Raw data:
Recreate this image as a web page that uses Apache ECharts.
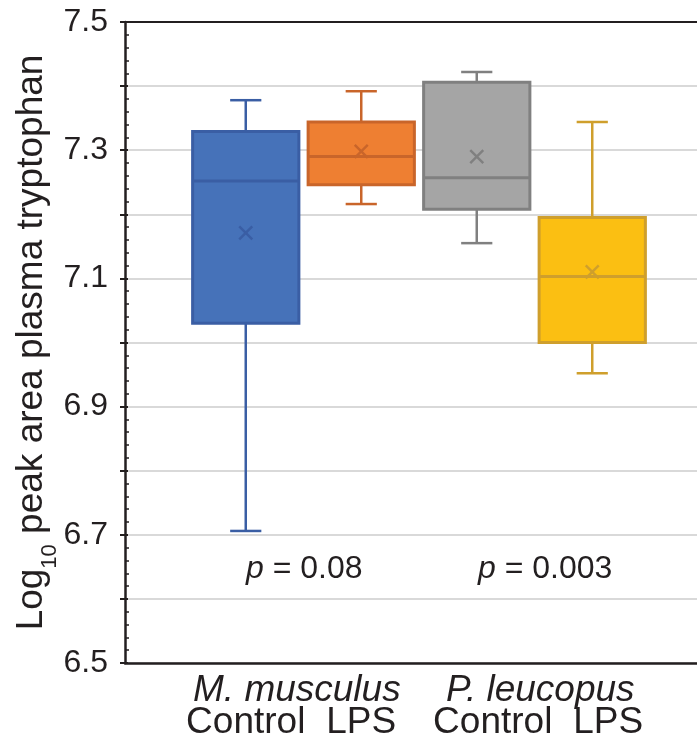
<!DOCTYPE html>
<html>
<head>
<meta charset="utf-8">
<script src="https://cdn.jsdelivr.net/npm/echarts@6/dist/echarts.min.js"></script>
<style>
html, body { margin: 0; padding: 0; background: #fff; }
#chart { width: 697px; height: 750px; }
</style>
</head>
<body>
<div id="chart"></div>
<script>
// data
var species = ['M. musculus', 'P. leucopus'];
var categories = ['Control', 'LPS', 'Control', 'LPS'];
var whiskerLow = [6.706, 7.216, 7.155, 6.952];
var q1 = [7.030, 7.246, 7.208, 7.000];
var median = [7.252, 7.290, 7.257, 7.103];
var q3 = [7.329, 7.344, 7.406, 7.195];
var whiskerHigh = [7.378, 7.392, 7.422, 7.344];
var mean = [7.171, 7.298, 7.290, 7.110];
var pValues = ['0.08', '0.003'];
var yLabelTicks = [6.5, 6.7, 6.9, 7.1, 7.3, 7.5];

// colours
var fills = ['#4672b9', '#ee7f32', '#a5a5a5', '#fbbf12'];
var edges = ['#3a5ea4', '#c9652a', '#808080', '#cf9f2c'];
var ink = '#231f20';
var font = '"Liberation Sans", Arial, sans-serif';

var boxData = [];
for (var i = 0; i < categories.length; i++) {
    boxData.push([i, whiskerLow[i], q1[i], median[i], q3[i], whiskerHigh[i], mean[i]]);
}

// draws one box: whiskers, caps, box, median and the mean cross
function renderBox(params, api) {
    var idx = params.dataIndex;
    var band = api.size([1, 0])[0];
    var boxW = band * 0.92;
    var capW = band * 0.27;
    var cross = 6.5;
    var pLow = api.coord([api.value(0), api.value(1)]);
    var pQ1 = api.coord([api.value(0), api.value(2)]);
    var pMed = api.coord([api.value(0), api.value(3)]);
    var pQ3 = api.coord([api.value(0), api.value(4)]);
    var pHigh = api.coord([api.value(0), api.value(5)]);
    var pMean = api.coord([api.value(0), api.value(6)]);
    var x = pMed[0];
    var ls = { stroke: edges[idx], lineWidth: 2.5, fill: null };
    return {
        type: 'group',
        children: [
            { type: 'line', shape: { x1: x, y1: pHigh[1], x2: x, y2: pQ3[1] }, style: ls },
            { type: 'line', shape: { x1: x, y1: pQ1[1], x2: x, y2: pLow[1] }, style: ls },
            { type: 'line', shape: { x1: x - capW / 2, y1: pHigh[1], x2: x + capW / 2, y2: pHigh[1] }, style: ls },
            { type: 'line', shape: { x1: x - capW / 2, y1: pLow[1], x2: x + capW / 2, y2: pLow[1] }, style: ls },
            {
                type: 'rect',
                shape: { x: x - boxW / 2, y: pQ3[1], width: boxW, height: pQ1[1] - pQ3[1] },
                style: { fill: fills[idx], stroke: edges[idx], lineWidth: 3 }
            },
            { type: 'line', shape: { x1: x - boxW / 2, y1: pMed[1], x2: x + boxW / 2, y2: pMed[1] }, style: { stroke: edges[idx], lineWidth: 3 } },
            { type: 'line', shape: { x1: x - cross, y1: pMean[1] - cross, x2: x + cross, y2: pMean[1] + cross }, style: ls },
            { type: 'line', shape: { x1: x - cross, y1: pMean[1] + cross, x2: x + cross, y2: pMean[1] - cross }, style: ls }
        ]
    };
}

var myChart = echarts.init(document.getElementById('chart'));

var option = {
    animation: false,
    backgroundColor: '#fff',
    grid: [
        { left: 125, right: 0, top: 22, bottom: 87 },     // frame + gridlines
        { left: 188, width: 462, top: 22, bottom: 87 }    // boxes
    ],
    xAxis: [
        {
            gridIndex: 0, type: 'value', min: 0, max: 1, position: 'bottom',
            axisLine: { show: true, lineStyle: { color: ink, width: 2.5 } },
            axisTick: { show: false }, axisLabel: { show: false }, splitLine: { show: false }
        },
        {
            gridIndex: 0, type: 'value', min: 0, max: 1, position: 'top',
            axisLine: { show: true, lineStyle: { color: ink, width: 2 } },
            axisTick: { show: false }, axisLabel: { show: false }, splitLine: { show: false }
        },
        {
            gridIndex: 1, type: 'category', data: categories, boundaryGap: true,
            axisLine: { show: false }, axisTick: { show: false },
            axisLabel: {
                interval: 0, margin: 41,
                fontFamily: font, fontSize: 37, color: ink,
                formatter: function (v, i) {
                    return i >= 2 ? '{gap|}' + v : v;
                },
                rich: { gap: { width: 32 } }
            }
        }
    ],
    yAxis: [
        {
            gridIndex: 0, type: 'value', min: 6.5, max: 7.5, interval: 0.1,
            name: '{a|Log}{s|10}{a| peak area plasma tryptophan}',
            nameLocation: 'middle', nameGap: 72, nameMoveOverlap: false,
            nameTextStyle: {
                rich: {
                    a: { fontFamily: font, fontSize: 37, color: ink, lineHeight: 42 },
                    s: { fontFamily: font, fontSize: 22, color: ink, lineHeight: 42, verticalAlign: 'bottom', padding: [0, 0, -8, 0] }
                }
            },
            axisLine: { show: true, lineStyle: { color: ink, width: 2.5 } },
            axisTick: { show: true, length: 5, lineStyle: { color: ink, width: 2 } },
            axisLabel: {
                margin: 17, fontFamily: font, fontSize: 32, color: ink,
                formatter: function (v) {
                    var k = Math.round(v * 10);
                    for (var j = 0; j < yLabelTicks.length; j++) {
                        if (Math.round(yLabelTicks[j] * 10) === k) return v.toFixed(1);
                    }
                    return '';
                }
            },
            splitLine: { show: true, lineStyle: { color: '#d9d9d9', width: 2 } }
        },
        {
            // inner half of the major ticks and the minor ticks
            gridIndex: 0, type: 'value', min: 6.5, max: 7.5, interval: 0.1, position: 'left',
            axisLine: { show: false },
            axisTick: { show: true, inside: true, length: 3, lineStyle: { color: ink, width: 2 } },
            minorTick: { show: true, splitNumber: 5, length: 4, lineStyle: { color: ink, width: 1.5 } },
            axisLabel: { show: false }, splitLine: { show: false }
        },
        {
            gridIndex: 1, type: 'value', min: 6.5, max: 7.5, show: false
        }
    ],
    series: [{
        type: 'custom',
        xAxisIndex: 2,
        yAxisIndex: 2,
        renderItem: renderBox,
        encode: { x: 0, y: [1, 2, 3, 4, 5, 6] },
        data: boxData,
        z: 5
    }],
    graphic: [
        {
            type: 'text', left: 193, top: 672,
            style: { text: species[0], font: 'italic 37px ' + font, fill: ink }
        },
        {
            type: 'text', left: 446, top: 672,
            style: { text: species[1], font: 'italic 37px ' + font, fill: ink }
        },
        {
            type: 'text', left: 246, top: 553,
            style: {
                text: '{i|p} = ' + pValues[0], font: '32px ' + font, fill: ink,
                rich: { i: { font: 'italic 32px ' + font, fill: ink } }
            }
        },
        {
            type: 'text', left: 478, top: 553,
            style: {
                text: '{i|p} = ' + pValues[1], font: '32px ' + font, fill: ink,
                rich: { i: { font: 'italic 32px ' + font, fill: ink } }
            }
        }
    ]
};

myChart.setOption(option);
</script>
</body>
</html>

Direction: Go through the listing above and quote it exactly, apart from its images.

In response:
Recreate this image as a web page that uses Apache ECharts.
<!DOCTYPE html>
<html>
<head>
<meta charset="utf-8">
<script src="https://cdn.jsdelivr.net/npm/echarts@6/dist/echarts.min.js"></script>
<style>
html, body { margin: 0; padding: 0; background: #fff; }
#chart { width: 697px; height: 750px; }
</style>
</head>
<body>
<div id="chart"></div>
<script>
// data
var species = ['M. musculus', 'P. leucopus'];
var categories = ['Control', 'LPS', 'Control', 'LPS'];
var whiskerLow = [6.706, 7.216, 7.155, 6.952];
var q1 = [7.030, 7.246, 7.208, 7.000];
var median = [7.252, 7.290, 7.257, 7.103];
var q3 = [7.329, 7.344, 7.406, 7.195];
var whiskerHigh = [7.378, 7.392, 7.422, 7.344];
var mean = [7.171, 7.298, 7.290, 7.110];
var pValues = ['0.08', '0.003'];
var yLabelTicks = [6.5, 6.7, 6.9, 7.1, 7.3, 7.5];

// colours
var fills = ['#4672b9', '#ee7f32', '#a5a5a5', '#fbbf12'];
var edges = ['#3a5ea4', '#c9652a', '#808080', '#cf9f2c'];
var ink = '#231f20';
var font = '"Liberation Sans", Arial, sans-serif';

var boxData = [];
for (var i = 0; i < categories.length; i++) {
    boxData.push([i, whiskerLow[i], q1[i], median[i], q3[i], whiskerHigh[i], mean[i]]);
}

// draws one box: whiskers, caps, box, median and the mean cross
function renderBox(params, api) {
    var idx = params.dataIndex;
    var band = api.size([1, 0])[0];
    var boxW = band * 0.92;
    var capW = band * 0.27;
    var cross = 6.5;
    var pLow = api.coord([api.value(0), api.value(1)]);
    var pQ1 = api.coord([api.value(0), api.value(2)]);
    var pMed = api.coord([api.value(0), api.value(3)]);
    var pQ3 = api.coord([api.value(0), api.value(4)]);
    var pHigh = api.coord([api.value(0), api.value(5)]);
    var pMean = api.coord([api.value(0), api.value(6)]);
    var x = pMed[0];
    var ls = { stroke: edges[idx], lineWidth: 2.5, fill: null };
    return {
        type: 'group',
        children: [
            { type: 'line', shape: { x1: x, y1: pHigh[1], x2: x, y2: pQ3[1] }, style: ls },
            { type: 'line', shape: { x1: x, y1: pQ1[1], x2: x, y2: pLow[1] }, style: ls },
            { type: 'line', shape: { x1: x - capW / 2, y1: pHigh[1], x2: x + capW / 2, y2: pHigh[1] }, style: ls },
            { type: 'line', shape: { x1: x - capW / 2, y1: pLow[1], x2: x + capW / 2, y2: pLow[1] }, style: ls },
            {
                type: 'rect',
                shape: { x: x - boxW / 2, y: pQ3[1], width: boxW, height: pQ1[1] - pQ3[1] },
                style: { fill: fills[idx], stroke: edges[idx], lineWidth: 3 }
            },
            { type: 'line', shape: { x1: x - boxW / 2, y1: pMed[1], x2: x + boxW / 2, y2: pMed[1] }, style: { stroke: edges[idx], lineWidth: 3 } },
            { type: 'line', shape: { x1: x - cross, y1: pMean[1] - cross, x2: x + cross, y2: pMean[1] + cross }, style: ls },
            { type: 'line', shape: { x1: x - cross, y1: pMean[1] + cross, x2: x + cross, y2: pMean[1] - cross }, style: ls }
        ]
    };
}

var myChart = echarts.init(document.getElementById('chart'));

var option = {
    animation: false,
    backgroundColor: '#fff',
    grid: [
        { left: 125, right: 0, top: 22, bottom: 87 },     // frame + gridlines
        { left: 188, width: 462, top: 22, bottom: 87 }    // boxes
    ],
    xAxis: [
        {
            gridIndex: 0, type: 'value', min: 0, max: 1, position: 'bottom',
            axisLine: { show: true, lineStyle: { color: ink, width: 2.5 } },
            axisTick: { show: false }, axisLabel: { show: false }, splitLine: { show: false }
        },
        {
            gridIndex: 0, type: 'value', min: 0, max: 1, position: 'top',
            axisLine: { show: true, lineStyle: { color: ink, width: 2 } },
            axisTick: { show: false }, axisLabel: { show: false }, splitLine: { show: false }
        },
        {
            gridIndex: 1, type: 'category', data: categories, boundaryGap: true,
            axisLine: { show: false }, axisTick: { show: false },
            axisLabel: {
                interval: 0, margin: 41,
                fontFamily: font, fontSize: 37, color: ink,
                formatter: function (v, i) {
                    return i >= 2 ? '{gap|}' + v : v;
                },
                rich: { gap: { width: 32 } }
            }
        }
    ],
    yAxis: [
        {
            gridIndex: 0, type: 'value', min: 6.5, max: 7.5, interval: 0.1,
            name: '{a|Log}{s|10}{a| peak area plasma tryptophan}',
            nameLocation: 'middle', nameGap: 72, nameMoveOverlap: false,
            nameTextStyle: {
                rich: {
                    a: { fontFamily: font, fontSize: 37, color: ink, lineHeight: 42 },
                    s: { fontFamily: font, fontSize: 22, color: ink, lineHeight: 42, verticalAlign: 'bottom', padding: [0, 0, -8, 0] }
                }
            },
            axisLine: { show: true, lineStyle: { color: ink, width: 2.5 } },
            axisTick: { show: true, length: 5, lineStyle: { color: ink, width: 2 } },
            axisLabel: {
                margin: 17, fontFamily: font, fontSize: 32, color: ink,
                formatter: function (v) {
                    var k = Math.round(v * 10);
                    for (var j = 0; j < yLabelTicks.length; j++) {
                        if (Math.round(yLabelTicks[j] * 10) === k) return v.toFixed(1);
                    }
                    return '';
                }
            },
            splitLine: { show: true, lineStyle: { color: '#d9d9d9', width: 2 } }
        },
        {
            // inner half of the major ticks and the minor ticks
            gridIndex: 0, type: 'value', min: 6.5, max: 7.5, interval: 0.1, position: 'left',
            axisLine: { show: false },
            axisTick: { show: true, inside: true, length: 3, lineStyle: { color: ink, width: 2 } },
            minorTick: { show: true, splitNumber: 5, length: 4, lineStyle: { color: ink, width: 1.5 } },
            axisLabel: { show: false }, splitLine: { show: false }
        },
        {
            gridIndex: 1, type: 'value', min: 6.5, max: 7.5, show: false
        }
    ],
    series: [{
        type: 'custom',
        xAxisIndex: 2,
        yAxisIndex: 2,
        renderItem: renderBox,
        encode: { x: 0, y: [1, 2, 3, 4, 5, 6] },
        data: boxData,
        z: 5
    }],
    graphic: [
        {
            type: 'text', left: 193, top: 672,
            style: { text: species[0], font: 'italic 37px ' + font, fill: ink }
        },
        {
            type: 'text', left: 446, top: 672,
            style: { text: species[1], font: 'italic 37px ' + font, fill: ink }
        },
        {
            type: 'text', left: 246, top: 553,
            style: {
                text: '{i|p} = ' + pValues[0], font: '32px ' + font, fill: ink,
                rich: { i: { font: 'italic 32px ' + font, fill: ink } }
            }
        },
        {
            type: 'text', left: 478, top: 553,
            style: {
                text: '{i|p} = ' + pValues[1], font: '32px ' + font, fill: ink,
                rich: { i: { font: 'italic 32px ' + font, fill: ink } }
            }
        }
    ]
};

myChart.setOption(option);
</script>
</body>
</html>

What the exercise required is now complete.